→ **What you will do**:
Look at the data below and print exactly the lines from its first line through the line with "1750100, 36000, 1456300];"; the pictures stay out of the copy.

===============

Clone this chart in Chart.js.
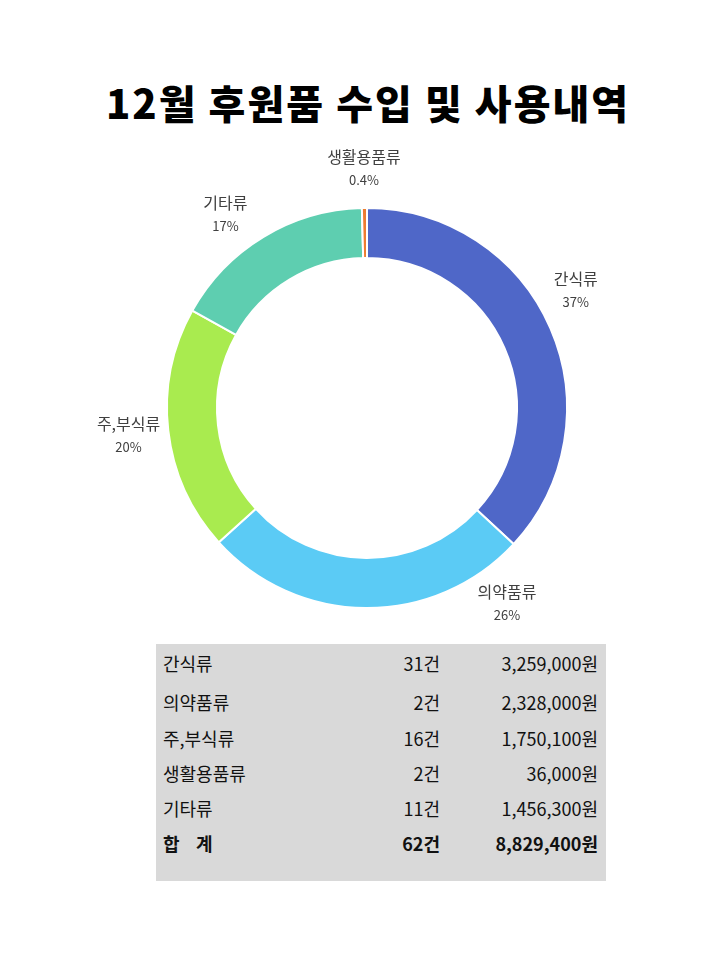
<!DOCTYPE html>
<html>
<head>
<meta charset="utf-8">
<script src="https://cdn.jsdelivr.net/npm/chart.js@4/dist/chart.umd.min.js"></script>
<style>
  body { margin: 0; background: #fff; font-family: "Noto Sans CJK KR", sans-serif; }
  #wrap { position: relative; width: 720px; height: 960px; }
  #title { position: absolute; left: 0; top: 73px; width: 736px; text-align: center;
           font-size: 40px; font-weight: 900; color: #000; letter-spacing: 2px; }
  #box { position: absolute; left: 0; top: 0; width: 720px; height: 640px; }
  #tbl { position: absolute; left: 156px; top: 644px; width: 450px; height: 237px; background: #d9d9d9; }
  #tbl table { border-collapse: collapse; width: 100%; font-size: 18px; color: #111; }
  #tbl td { padding: 0; height: 35px; }
  #tbl td.n { padding-left: 7px; }
  #tbl td.c { text-align: right; width: 110px; }
  #tbl td.a { text-align: right; width: 158px; padding-right: 8px; }
  #tbl tr.first td { height: 38px; padding-top: 0px; }
  #tbl tr.first + tr td { height: 36px; padding-top: 2px; }
  #tbl tr.sum td { font-weight: bold; }
</style>
</head>
<body>
<div id="wrap">
  <div id="title">12월 후원품 수입 및 사용내역</div>
  <div id="box"><canvas id="donut"></canvas></div>
  <div id="tbl"><table id="t"></table></div>
</div>
<script>
const categories = ["간식류", "의약품류", "주,부식류", "기타류", "생활용품류"];
const amounts = [3259000, 2328000, 1750100, 1456300, 36000];
const colors = ["#4F67C8", "#5BCBF5", "#A9EB4F", "#5ECEB0", "#ED7D31"];

// table rows (order as in the sheet)
const tableNames = ["간식류", "의약품류", "주,부식류", "생활용품류", "기타류"];
const tableCounts = [31, 2, 16, 2, 11];
const tableAmounts = [3259000, 2328000, 1750100, 36000, 1456300];

const fmt = n => n.toLocaleString("en-US");
let html = "";
tableNames.forEach((n, i) => {
  html += '<tr class="' + (i === 0 ? 'first' : '') + '"><td class="n">' + n + '</td><td class="c">' +
    tableCounts[i] + '건</td><td class="a">' + fmt(tableAmounts[i]) + '원</td></tr>';
});
const totCount = tableCounts.reduce((a, b) => a + b, 0);
const totAmount = tableAmounts.reduce((a, b) => a + b, 0);
html += '<tr class="sum"><td class="n">합&nbsp;&nbsp;&nbsp;&nbsp;계</td><td class="c">' + totCount +
  '건</td><td class="a">' + fmt(totAmount) + '원</td></tr>';
document.getElementById("t").innerHTML = html;

// percentages rounded so the whole ones add up (tiny slices keep one decimal)
function pctLabels(data) {
  const total = data.reduce((a, b) => a + b, 0);
  const raw = data.map(v => v / total * 100);
  const out = raw.map(p => p < 1 ? p.toFixed(1) + "%" : null);
  const big = raw.map((p, i) => ({ p, i })).filter(o => o.p >= 1);
  let left = 100 - big.reduce((s, o) => s + Math.floor(o.p), 0);
  raw.forEach(p => { if (p < 1) left -= p; });
  left = Math.round(left);
  big.sort((a, b) => (b.p % 1) - (a.p % 1));
  big.forEach((o, k) => { out[o.i] = (Math.floor(o.p) + (k < left ? 1 : 0)) + "%"; });
  return out;
}

const outsideLabels = {
  id: "outsideLabels",
  afterDatasetsDraw(chart, args, opts) {
    const ctx = chart.ctx;
    const pcts = pctLabels(chart.data.datasets[0].data);
    chart.getDatasetMeta(0).data.forEach((arc, i) => {
      const p = arc.getProps(["x", "y", "startAngle", "endAngle", "outerRadius"], true);
      const ang = (p.startAngle + p.endAngle) / 2 + (opts.nudge[i] || 0) * Math.PI / 180;
      const r = p.outerRadius + opts.offset;
      const x = p.x + Math.cos(ang) * r;
      const y = p.y + Math.sin(ang) * r;
      ctx.save();
      ctx.fillStyle = "#404040";
      ctx.textAlign = "center";
      ctx.textBaseline = "middle";
      ctx.font = '16px "Noto Sans CJK KR"';
      ctx.fillText(chart.data.labels[i], x, y - 11);
      ctx.font = '13px "Noto Sans CJK KR"';
      ctx.fillText(pcts[i], x, y + 12);
      ctx.restore();
    });
  }
};

new Chart(document.getElementById("donut"), {
  type: "doughnut",
  data: {
    labels: categories,
    datasets: [{
      data: amounts,
      backgroundColor: colors,
      borderColor: "#ffffff",
      borderWidth: 2
    }]
  },
  options: {
    responsive: true,
    maintainAspectRatio: false,
    animation: false,
    cutout: "75%",
    layout: { padding: { left: 166, right: 152, top: 206, bottom: 30 } },
    plugins: {
      legend: { display: false },
      tooltip: { enabled: false },
      outsideLabels: { offset: 40, nudge: [-6, -36, 0, -5, 0] }
    }
  },
  plugins: [outsideLabels]
});
</script>
</body>
</html>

===============

→ **Answer to this problem**:
Clone this chart in Chart.js.
<!DOCTYPE html>
<html>
<head>
<meta charset="utf-8">
<script src="https://cdn.jsdelivr.net/npm/chart.js@4/dist/chart.umd.min.js"></script>
<style>
  body { margin: 0; background: #fff; font-family: "Noto Sans CJK KR", sans-serif; }
  #wrap { position: relative; width: 720px; height: 960px; }
  #title { position: absolute; left: 0; top: 73px; width: 736px; text-align: center;
           font-size: 40px; font-weight: 900; color: #000; letter-spacing: 2px; }
  #box { position: absolute; left: 0; top: 0; width: 720px; height: 640px; }
  #tbl { position: absolute; left: 156px; top: 644px; width: 450px; height: 237px; background: #d9d9d9; }
  #tbl table { border-collapse: collapse; width: 100%; font-size: 18px; color: #111; }
  #tbl td { padding: 0; height: 35px; }
  #tbl td.n { padding-left: 7px; }
  #tbl td.c { text-align: right; width: 110px; }
  #tbl td.a { text-align: right; width: 158px; padding-right: 8px; }
  #tbl tr.first td { height: 38px; padding-top: 0px; }
  #tbl tr.first + tr td { height: 36px; padding-top: 2px; }
  #tbl tr.sum td { font-weight: bold; }
</style>
</head>
<body>
<div id="wrap">
  <div id="title">12월 후원품 수입 및 사용내역</div>
  <div id="box"><canvas id="donut"></canvas></div>
  <div id="tbl"><table id="t"></table></div>
</div>
<script>
const categories = ["간식류", "의약품류", "주,부식류", "기타류", "생활용품류"];
const amounts = [3259000, 2328000, 1750100, 1456300, 36000];
const colors = ["#4F67C8", "#5BCBF5", "#A9EB4F", "#5ECEB0", "#ED7D31"];

// table rows (order as in the sheet)
const tableNames = ["간식류", "의약품류", "주,부식류", "생활용품류", "기타류"];
const tableCounts = [31, 2, 16, 2, 11];
const tableAmounts = [3259000, 2328000, 1750100, 36000, 1456300];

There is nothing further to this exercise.